The 15th anniversary of the 9/11 terror attacks underscored the key oversight role and growing stature of Rep. Devin Nunes, R-Visalia, the first San Joaquin Valley lawmaker to chair the House intelligence panel.
Spies brief him. Multi-billion dollar black budgets await him. Television producers invite him to assess the current terrorism threat situation as he did Sunday on the CBS show, “Face the Nation.”
“I think we’re even worse today,” Nunes said, comparing the situation to last year. “I think the threat level is even higher.”
Chairman of what’s formally called the House Permanent Select Committee on Intelligence since January 2015, Nunes appeared Sunday on the same show as CIA Director John Brennan. Both men now share certain secrets, though they took very different paths to their current positions.
Brennan is a 60-year-old career intelligence officer, who ingratiated himself to President Barack Obama while serving as his White House counter-terrorism adviser. Nunes is a 42-year-old lawmaker with an agricultural background, who frequently criticizes Obama on everything from California water policy to national security.
“I’m concerned that we’re not paying close enough attention to the growth of radical Jihadism,” Nunes said Sunday, adding that “we just don’t know where these guys are hiding.”
The threat level is even higher, because the radical Islamic problem, whether it’s ISIS or al Qaida, continues to add followers. They’ve spread globally.
Rep. Devin Nunes, R-Visalia.
Brennan put a different spin on the post-9/11 picture.
“We’ve learned a lot (and) we’ve done a lot,” Brennan told moderator John Dickerson. “I believe today it’s much more difficult for these groups to carry out the type of attack they did 15 years ago.”
Brennan cited, in particular, actions undertaken “to make sure different parts of government are able to work better together and share information.” The in-depth study commonly known as the 9-11 Commission Report cited “bureaucratic rivalries” and lack of communication as among the problems that left the United States vulnerable to the Sept. 11, 2001 attacks in which hijackers flew airplanes into the Pentagon and two World Trade Center buildings.
At the time of the attacks, Nunes was serving as a trustee of the College of the Sequoias and eyeing his first House race. Brennan was serving as deputy executive director of the CIA. Neither was being invited on Sunday talk shows.
The D.C.-based Sunday talk shows, including “Face the Nation,” “Meet the Press” and “Fox News Sunday,” enable lawmakers and top officials to frame debates and boost their own visibility. In turn, high-stature guests such as Nunes and Brennan are considered a big “get” for the competing shows,
In addition to his four-and-a-half minute long “Face the Nation” appearance Sunday morning, Nunes appeared later on Bret Baier’s Fox News Channel show.

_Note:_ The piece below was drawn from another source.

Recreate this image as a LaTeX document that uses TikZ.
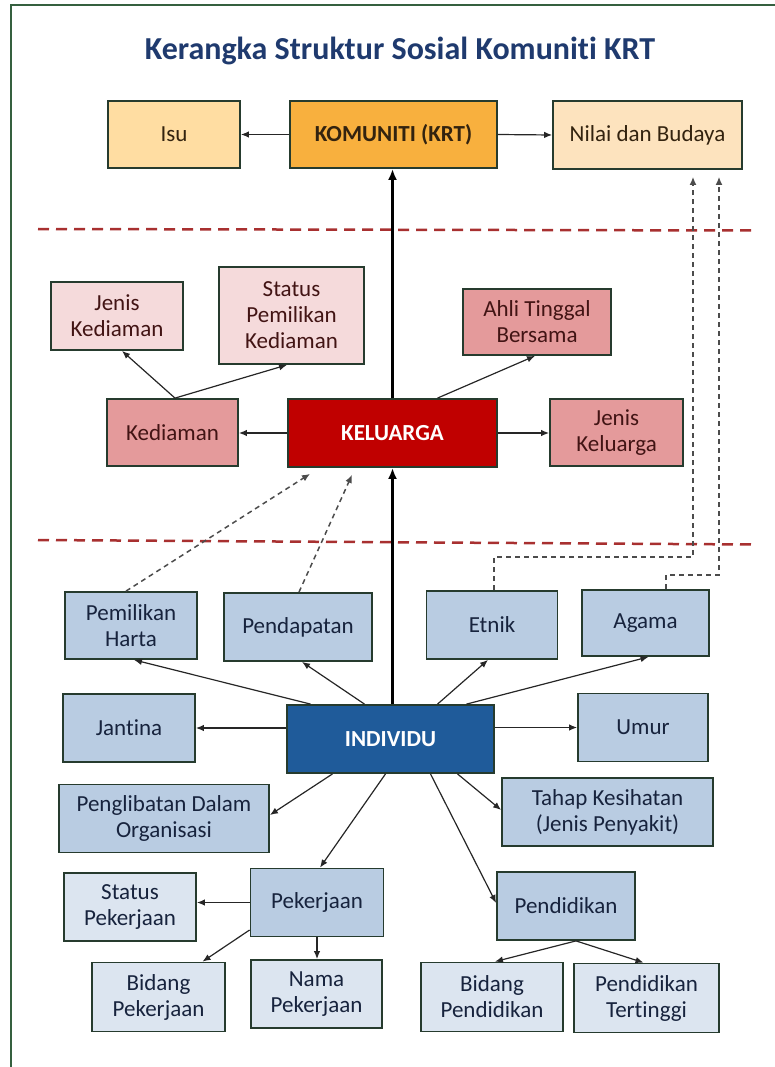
\documentclass[tikz,border=0pt]{standalone}
\usepackage{fontspec}
\setmainfont[RawFeature={-liga}]{Carlito}
\usetikzlibrary{arrows.meta}
\definecolor{framec}{HTML}{35603F}
\definecolor{titlec}{HTML}{1F3A6E}
\definecolor{boxline}{HTML}{263B2E}
\definecolor{isufill}{HTML}{FFDDA2}
\definecolor{komfill}{HTML}{F8B03E}
\definecolor{nilfill}{HTML}{FDE3BE}
\definecolor{lpink}{HTML}{F5DADB}
\definecolor{mpink}{HTML}{E49A9B}
\definecolor{kelfill}{HTML}{C00000}
\definecolor{mblue}{HTML}{B9CCE2}
\definecolor{lblue}{HTML}{DCE5F0}
\definecolor{indfill}{HTML}{1F5B9A}
\definecolor{redsep}{HTML}{A83030}
\definecolor{tbrown}{HTML}{33230F}
\definecolor{tmaroon}{HTML}{421414}
\definecolor{tnavy}{HTML}{17233D}
\tikzset{
  box/.style={draw=boxline, line width=1.8pt, align=center, inner sep=0pt,
    font=\fontsize{23}{26}\selectfont},
  orng/.style={box, text=tbrown},
  pnk/.style={box, text=tmaroon},
  blu/.style={box, text=tnavy},
  arr/.style={-{Latex[length=8pt,width=6.5pt]}, line width=1.2pt, draw=black!85},
  thk/.style={-{Latex[length=11pt,width=9pt]}, line width=3pt, draw=black},
  dsh/.style={-{Latex[length=8pt,width=7pt]}, line width=1.5pt, draw=black!70, dash pattern=on 5pt off 4pt},
  redline/.style={line width=2.5pt, draw=redsep, dash pattern=on 11pt off 7pt},
  framel/.style={line width=2.5pt, draw=framec}
}
\begin{document}
\begin{tikzpicture}[x=1pt,y=-1pt]
\useasboundingbox (0,0) rectangle (775,1067);
\draw[framel] (11,1070) -- (11,5) -- (778,5);
\node[text=titlec, font=\fontsize{32}{36}\selectfont\bfseries, anchor=base] (title) at (400,60) {Kerangka Struktur Sosial Komuniti KRT};

% top row
\node[orng, fill=isufill, minimum width=132pt, minimum height=67pt] (isu) at (174,134.5) {Isu};
\node[orng, fill=komfill, minimum width=207pt, minimum height=67pt, font=\fontsize{23}{26}\selectfont\bfseries] (kom) at (393.5,134.5) {KOMUNITI (KRT)};
\node[orng, fill=nilfill, minimum width=189pt, minimum height=68pt] (nil) at (647.5,135) {Nilai dan Budaya};

% separators
\draw[redline] (38,229) -- (753,230.5);
\draw[redline] (38,540) -- (753,544.5);

% family level
\node[pnk, fill=lpink, minimum width=132pt, minimum height=68pt] (jkd) at (117,316) {Jenis\\Kediaman};
\node[pnk, fill=lpink, minimum width=145pt, minimum height=97pt] (spk) at (291.5,315.5) {Status\\Pemilikan\\Kediaman};
\node[pnk, fill=mpink, minimum width=148pt, minimum height=66pt] (atb) at (537,322) {Ahli Tinggal\\Bersama};
\node[pnk, fill=mpink, minimum width=131pt, minimum height=67pt] (kdm) at (172.5,432.5) {Kediaman};
\node[box, fill=kelfill, text=white, minimum width=209pt, minimum height=68pt, font=\fontsize{23}{26}\selectfont\bfseries] (kel) at (392.5,433) {KELUARGA};
\node[pnk, fill=mpink, minimum width=133pt, minimum height=67pt] (jkl) at (616.5,432.5) {Jenis\\Keluarga};

% individual level
\node[blu, fill=mblue, minimum width=132pt, minimum height=67pt] (ph) at (131,625.5) {Pemilikan\\Harta};
\node[blu, fill=mblue, minimum width=148pt, minimum height=68pt] (pd) at (298,627) {Pendapatan};
\node[blu, fill=mblue, minimum width=131pt, minimum height=68pt] (et) at (492,625) {Etnik};
\node[blu, fill=mblue, minimum width=127pt, minimum height=66pt] (ag) at (645.5,623) {Agama};
\node[blu, fill=mblue, minimum width=132pt, minimum height=68pt] (jan) at (129,728) {Jantina};
\node[box, fill=indfill, text=white, minimum width=207pt, minimum height=68pt, font=\fontsize{23}{26}\selectfont\bfseries] (ind) at (390.5,739) {INDIVIDU};
\node[blu, fill=mblue, minimum width=130pt, minimum height=68pt] (um) at (643,727.5) {Umur};
\node[blu, fill=mblue, minimum width=210pt, minimum height=68pt] (pen) at (164,818.5) {Penglibatan Dalam\\Organisasi};
\node[blu, fill=mblue, minimum width=211pt, minimum height=68pt] (th) at (607.5,812) {Tahap Kesihatan\\(Jenis Penyakit)};
\node[blu, fill=lblue, minimum width=132pt, minimum height=68pt] (sp) at (130,907) {Status\\Pekerjaan};
\node[blu, fill=mblue, minimum width=133pt, minimum height=68pt] (pk) at (317,902.5) {Pekerjaan};
\node[blu, fill=mblue, minimum width=138pt, minimum height=68pt] (pdk) at (566,906) {Pendidikan};
\node[blu, fill=lblue, minimum width=133pt, minimum height=69pt] (bp) at (158.5,997) {Bidang\\Pekerjaan};
\node[blu, fill=lblue, minimum width=131pt, minimum height=68pt] (np) at (316.5,994) {Nama\\Pekerjaan};
\node[blu, fill=lblue, minimum width=142pt, minimum height=69pt] (bpd) at (492,997) {Bidang\\Pendidikan};
\node[blu, fill=lblue, minimum width=145pt, minimum height=69pt] (pt) at (646.5,998) {Pendidikan\\Tertinggi};

% top connectors
\draw[arr] (kom.west) -- (isu.east);
\draw[arr] (kom.east) -- (nil.west);
\draw[thk] (kel.north) -- (kel.north |- kom.south);

% family connectors
\draw[arr] (kel.west) -- (kel.west -| kdm.east);
\draw[arr] (kel.east) -- (kel.east -| jkl.west);
\draw[arr] ([xshift=2.5pt]kdm.north) -- ([xshift=5pt]jkd.south);
\draw[arr] ([xshift=2.5pt]kdm.north) -- ([xshift=-4.5pt]spk.south);
\draw[arr] ([xshift=45pt]kel.north) -- ([xshift=-2pt]atb.south);
\draw[thk] (kel.south |- ind.north) -- (kel.south);

% dashed links
\draw[dsh] ([xshift=-5pt]ph.north) -- ([xshift=-82.5pt,yshift=-6pt]kel.south);
\draw[dsh] ([xshift=1pt]pd.north) -- ([xshift=-40.5pt,yshift=-7pt]kel.south);
\draw[dsh] ([xshift=2pt]et.north) -- ++(0,-33) -| ([xshift=45.5pt,yshift=-7pt]nil.south);
\draw[dsh] ([xshift=20.5pt]ag.north) -- ++(0,-14) -| ([xshift=71.5pt,yshift=-7pt]nil.south);

% individual connectors
\draw[arr] ([xshift=-80pt]ind.north) -- ([xshift=3pt]ph.south);
\draw[arr] ([xshift=-26pt]ind.north) -- ([xshift=4pt]pd.south);
\draw[arr] ([xshift=47pt]ind.north) -- ([xshift=-4pt]et.south);
\draw[arr] ([xshift=76pt]ind.north) -- ([xshift=3pt]ag.south);
\draw[arr] (ind.west |- jan.east) -- (jan.east);
\draw[arr] (ind.east |- um.west) -- (um.west);
\draw[arr] ([xshift=-58pt]ind.south) -- ([yshift=3.5pt]pen.east);
\draw[arr] ([xshift=-5pt]ind.south) -- ([xshift=3pt]pk.north);
\draw[arr] ([xshift=40pt]ind.south) -- ([yshift=3pt]pdk.west);
\draw[arr] ([xshift=67pt]ind.south) -- ([yshift=2pt]th.west);

% work and education
\draw[arr] (pk.west) -- (pk.west -| sp.east);
\draw[arr] ([yshift=-27.5pt]pk.west) -- ([xshift=44pt]bp.north);
\draw[arr] (pk.south) -- (pk.south |- np.north);
\draw[arr] ([xshift=10pt]pdk.south) -- ([xshift=3pt]bpd.north);
\draw[arr] ([xshift=10pt]pdk.south) -- ([xshift=-3pt]pt.north);
\end{tikzpicture}
\end{document}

He turned down one other Sunday talk show, and fielded several interview requests from reporters working on 9/11 anniversary stories.
The ranking Democrat on the House intelligence committee, Rep. Adam Schiff of Burbank, appears more often, offering his public assessment on various national security issues. Last year, Schiff cited his intelligence oversight responsibilities in ruling out a bid for the U.S. Senate now held by California’s retiring Democrat, Sen. Barbara Boxer.
Adding to California’s clout on intelligence matters, Schiff’s counterpart as senior Democrat on the Senate Select Committee on Intelligence is the state’s Sen. Dianne Feinstein, who formerly served as committee chair when Democrats controlled the Senate.
“We all understand the importance of our responsibilities, particularly with all that is going on in the world, and want to get things done,” Schiff said in an interview earlier this year.
Much of the work that includes writing an annual authorization bill for the $53 billion-a-year National Intellligence Progam takes place far from the television cameras, in closely protected committee rooms and on trips to far-away places. Last December, for instance, travel records show Nunes went overseas on intelligence committee business, though the destinations are identified only as Asia and Europe.
When the cameras appear, Nunes faces potentially loaded questions as he did Sunday, about Republican presidential candidate Donald Trump’s recent assertion that Russian President Vladimar Putin is a stronger leader than Obama.
“The refreshing thing about Donald Trump is that he’s a first-time candidate,” Nunes told Dickerson, “and first-time candidates, when they do interviews with folks like yourself, they can easily get tripped up.”
Nunes added that “we want to be friends with the Russians, the problem is that Putin just doesn’t seem to be a guy that we can trust.”